The death toll has risen to 10 with more than 100 people unaccounted for.
The big question still remains: What caused that building to collapse?
A local engineer says it could take weeks or even months for investigators to find out.
“When you go up high, especially in the coastal areas, the foundation design is very critical. Soil conditions determine the structural behavior,” Dr. Necati Catbas said.
Catbas is a civil engineering professor at the University of Central Florida. He is not involved in the investigation into the collapse of the Champlain Towers condominium in South Florida, but said there are many factors that go into the potential cause.
“Maybe the foundation, the materials or change in the use of the structure. It could be damage or deterioration... even sinkholes as we’ve seen in Florida before,” Catbas said.

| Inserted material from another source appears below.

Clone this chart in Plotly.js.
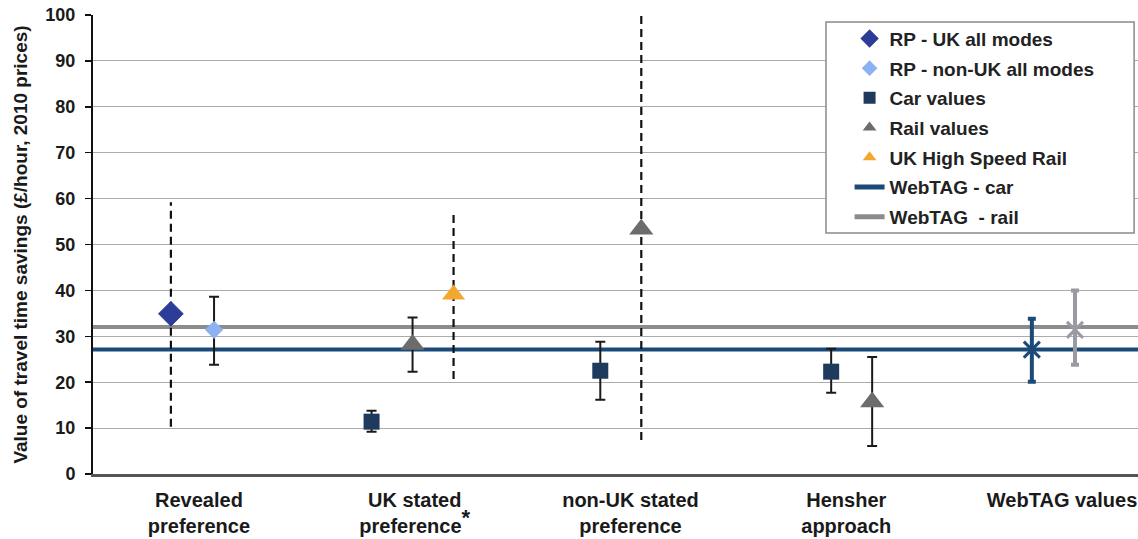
<!DOCTYPE html>
<html>
<head>
<meta charset="utf-8">
<script src="https://cdn.plot.ly/plotly-3.0.1.min.js"></script>
<style>
  html, body { margin: 0; padding: 0; background: #fff; }
  #chart { width: 1138px; height: 539px; }
</style>
</head>
<body>
<div id="chart"></div>
<script>
// ---- Data ----
const categories = ['Revealed<br>preference', 'UK stated<br>preference<sup><span style="font-size:22px">*</span></sup>', 'non-UK stated<br>preference', 'Hensher<br>approach', 'WebTAG values'];
const categoryPos = [0, 1, 2, 3, 4];

// RP - UK all modes (point + dashed range)
const rpUkX = [-0.13];
const rpUkY = [34.9];
const rpUkMin = [10.3];
const rpUkMax = [59.2];

// RP - non-UK all modes (point + error bar)
const rpNonUkX = [0.07];
const rpNonUkY = [31.4];
const rpNonUkHi = [38.6];
const rpNonUkLo = [23.8];

// Car values: UK stated, non-UK stated, Hensher
const carX = [0.80, 1.86, 2.93];
const carY = [11.4, 22.5, 22.3];
const carHi = [13.8, 28.8, 27.3];
const carLo = [9.2, 16.2, 17.7];

// Rail values: UK stated, non-UK stated, Hensher
const railX = [0.99, 2.05, 3.12];
const railY = [28.2, 53.3, 15.7];
const railHi = [34.1, null, 25.5];
const railLo = [22.3, null, 6.1];
const railRangeX = [2.05];
const railRangeMin = [7.4];
const railRangeMax = [100];

// UK High Speed Rail (point + dashed range)
const hsrX = [1.18];
const hsrY = [39.1];
const hsrMin = [20.7];
const hsrMax = [57.4];

// WebTAG values
const webtagCarX = [3.86];
const webtagCarY = [27.1];
const webtagCarHi = [33.8];
const webtagCarLo = [20.1];
const webtagRailX = [4.06];
const webtagRailY = [31.4];
const webtagRailHi = [40.0];
const webtagRailLo = [23.8];
const webtagCarLine = 27.1;
const webtagRailLine = 32.0;

// ---- Layout constants ----
const xRange = [-0.491, 4.352];
const FONT = 'Liberation Sans, Arial, sans-serif';

function errPlus(y, hi) { return y.map((v, i) => hi[i] == null ? NaN : hi[i] - v); }
function errMinus(y, lo) { return y.map((v, i) => lo[i] == null ? NaN : v - lo[i]); }
function rangeSeg(xs, mins, maxs) {
  const x = [], y = [];
  xs.forEach((xv, i) => { x.push(xv, xv, null); y.push(mins[i], maxs[i], null); });
  return {x, y};
}
const rangesX = [], rangesY = [];
[rangeSeg(rpUkX, rpUkMin, rpUkMax), rangeSeg(hsrX, hsrMin, hsrMax), rangeSeg(railRangeX, railRangeMin, railRangeMax)]
  .forEach(s => { rangesX.push(...s.x); rangesY.push(...s.y); });

const errStyle = {type: 'data', symmetric: false, color: '#1a1a1a', thickness: 2, width: 5};

const traces = [
  {
    name: 'WebTAG - car', x: xRange, y: [webtagCarLine, webtagCarLine],
    mode: 'lines', line: {color: '#1b4a78', width: 4}, legendrank: 6, legendgroup: 'g6',
    hoverinfo: 'skip'
  },
  {
    name: 'WebTAG  - rail', x: xRange, y: [webtagRailLine, webtagRailLine],
    mode: 'lines', line: {color: '#8c8c8c', width: 4}, legendrank: 7, legendgroup: 'g7',
    hoverinfo: 'skip'
  },
  {
    name: 'ranges', x: rangesX, y: rangesY, mode: 'lines', showlegend: false,
    line: {color: '#111', width: 2.2, dash: '8px,5px'}, hoverinfo: 'skip'
  },
  {
    name: 'WebTAG car value', x: webtagCarX, y: webtagCarY, mode: 'markers', showlegend: false,
    marker: {symbol: 'x-thin-open', size: 16, line: {color: '#1b4a78', width: 3}, color: '#1b4a78'},
    error_y: Object.assign({}, errStyle, {array: errPlus(webtagCarY, webtagCarHi), arrayminus: errMinus(webtagCarY, webtagCarLo), color: '#1b4a78', thickness: 4, width: 4})
  },
  {
    name: 'WebTAG rail value', x: webtagRailX, y: webtagRailY, mode: 'markers', showlegend: false,
    marker: {symbol: 'x-thin-open', size: 16, line: {color: '#9a9aa4', width: 3}, color: '#9a9aa4'},
    error_y: Object.assign({}, errStyle, {array: errPlus(webtagRailY, webtagRailHi), arrayminus: errMinus(webtagRailY, webtagRailLo), color: '#9a9aa4', thickness: 4, width: 4})
  },
  {
    name: 'RP - UK all modes', x: rpUkX, y: rpUkY, mode: 'markers', legendrank: 1, legendgroup: 'g1',
    marker: {symbol: 'diamond', size: 19, color: '#2b3d96', line: {color: '#2b3d96', width: 1}}
  },
  {
    name: 'RP - non-UK all modes', x: rpNonUkX, y: rpNonUkY, mode: 'markers', legendrank: 2, legendgroup: 'g2',
    marker: {symbol: 'diamond', size: 14, color: '#8db2f2'},
    error_y: Object.assign({}, errStyle, {array: errPlus(rpNonUkY, rpNonUkHi), arrayminus: errMinus(rpNonUkY, rpNonUkLo)})
  },
  {
    name: 'Car values', x: carX, y: carY, mode: 'markers', legendrank: 3, legendgroup: 'g3',
    marker: {symbol: 'square', size: 16, color: '#1e3a5c'},
    error_y: Object.assign({}, errStyle, {array: errPlus(carY, carHi), arrayminus: errMinus(carY, carLo)})
  },
  {
    name: 'Rail values', x: railX, y: railY, mode: 'markers', legendrank: 4, legendgroup: 'g4',
    marker: {symbol: 'triangle-up', size: 21, color: '#6c6c6c'},
    error_y: Object.assign({}, errStyle, {array: errPlus(railY, railHi), arrayminus: errMinus(railY, railLo)})
  },
  {
    name: 'UK High Speed Rail', x: hsrX, y: hsrY, mode: 'markers', legendrank: 5, legendgroup: 'g5',
    marker: {symbol: 'triangle-up', size: 20, color: '#f2a72e'}
  }
];

const layout = {
  width: 1138, height: 539,
  margin: {l: 93, r: 0, t: 15, b: 65, pad: 0},
  paper_bgcolor: '#ffffff', plot_bgcolor: '#ffffff',
  font: {family: FONT, color: '#1a1a1a', weight: 'bold'},
  showlegend: true,
  legend: {
    x: 0.724, y: 0.99, xanchor: 'left', yanchor: 'top',
    bgcolor: 'rgba(0,0,0,0)', borderwidth: 0,
    font: {family: FONT, size: 19, color: '#222', weight: 'bold'},
    traceorder: 'grouped', tracegroupgap: 2, itemsizing: 'constant'
  },
  xaxis: {
    range: xRange, tickmode: 'array', tickvals: categoryPos, ticktext: categories,
    showgrid: false, zeroline: false, showline: true, linecolor: '#555', linewidth: 3,
    ticks: '', tickfont: {family: FONT, size: 20, color: '#1a1a1a', weight: 'bold'},
    ticklabelstandoff: 6, fixedrange: true
  },
  yaxis: {
    range: [0, 100], dtick: 10, tick0: 0,
    showgrid: true, gridcolor: '#ababab', gridwidth: 1,
    zeroline: false, showline: true, linecolor: '#111', linewidth: 2,
    ticks: 'outside', ticklen: 6, tickwidth: 1.5, tickcolor: '#111',
    tickfont: {family: FONT, size: 18, color: '#1a1a1a', weight: 'bold'},
    ticklabelstandoff: 6,
    title: {text: 'Value of travel time savings (£/hour, 2010 prices)', font: {family: FONT, size: 19, color: '#1a1a1a', weight: 'bold'}, standoff: 13},
    fixedrange: true
  },
  shapes: [{
    type: 'rect', xref: 'x', yref: 'y', layer: 'between',
    x0: 2.906, x1: 4.334, y0: 52.5, y1: 98.5,
    fillcolor: '#ffffff', line: {color: '#8a8a8a', width: 1.5}
  }]
};

Plotly.newPlot('chart', traces, layout, {staticPlot: true, displayModeBar: false});
</script>
</body>
</html>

The city of Surfside released construction and inspection reports showing the beachside condominium is 13 stories tall with 135 units. The high-rise was built in 1981.
“After search and rescue efforts are completed, the engineers investigating the cause will have to collect samples like metal and concrete. They can’t go in until it’s safe for them, so it might take weeks or months to do these studies to really understand what caused this failure,” Catbas said.
A 2018 structural survey of the building documents failing joint sealants and waterproofing below the pool deck, entrance drive and parking garage. An inspector noted that, “Failure to replace the waterproofing in the near future will cause the extent of the concrete deterioration to expand exponentially.”
Those types of issues are something Catbas said could be monitored using sensors built into the structures, or vehicles like drones and small robots.
“If you look at concrete, the infrared can see things that you can’t see with the naked eye,” Catbas said. “These are early warning systems. We need to seriously think about how we are going to use these technologies.”
Catbas said the technology is already being used in many landmark properties to alert building owners and engineers of any changes in the structure or soil conditions below the foundation. He said these sensors could prevent collapses like the one in Surfside and save lives.
“It’s very heartbreaking. So as engineers we need to make sure we do our jobs right,” Catbas said.
Estimates for repairs as a result of the 2018 structural survey of the Surfside condo cost more than $9 million. Permits dating back to April 2021 show some of those repairs were underway when the building collapsed.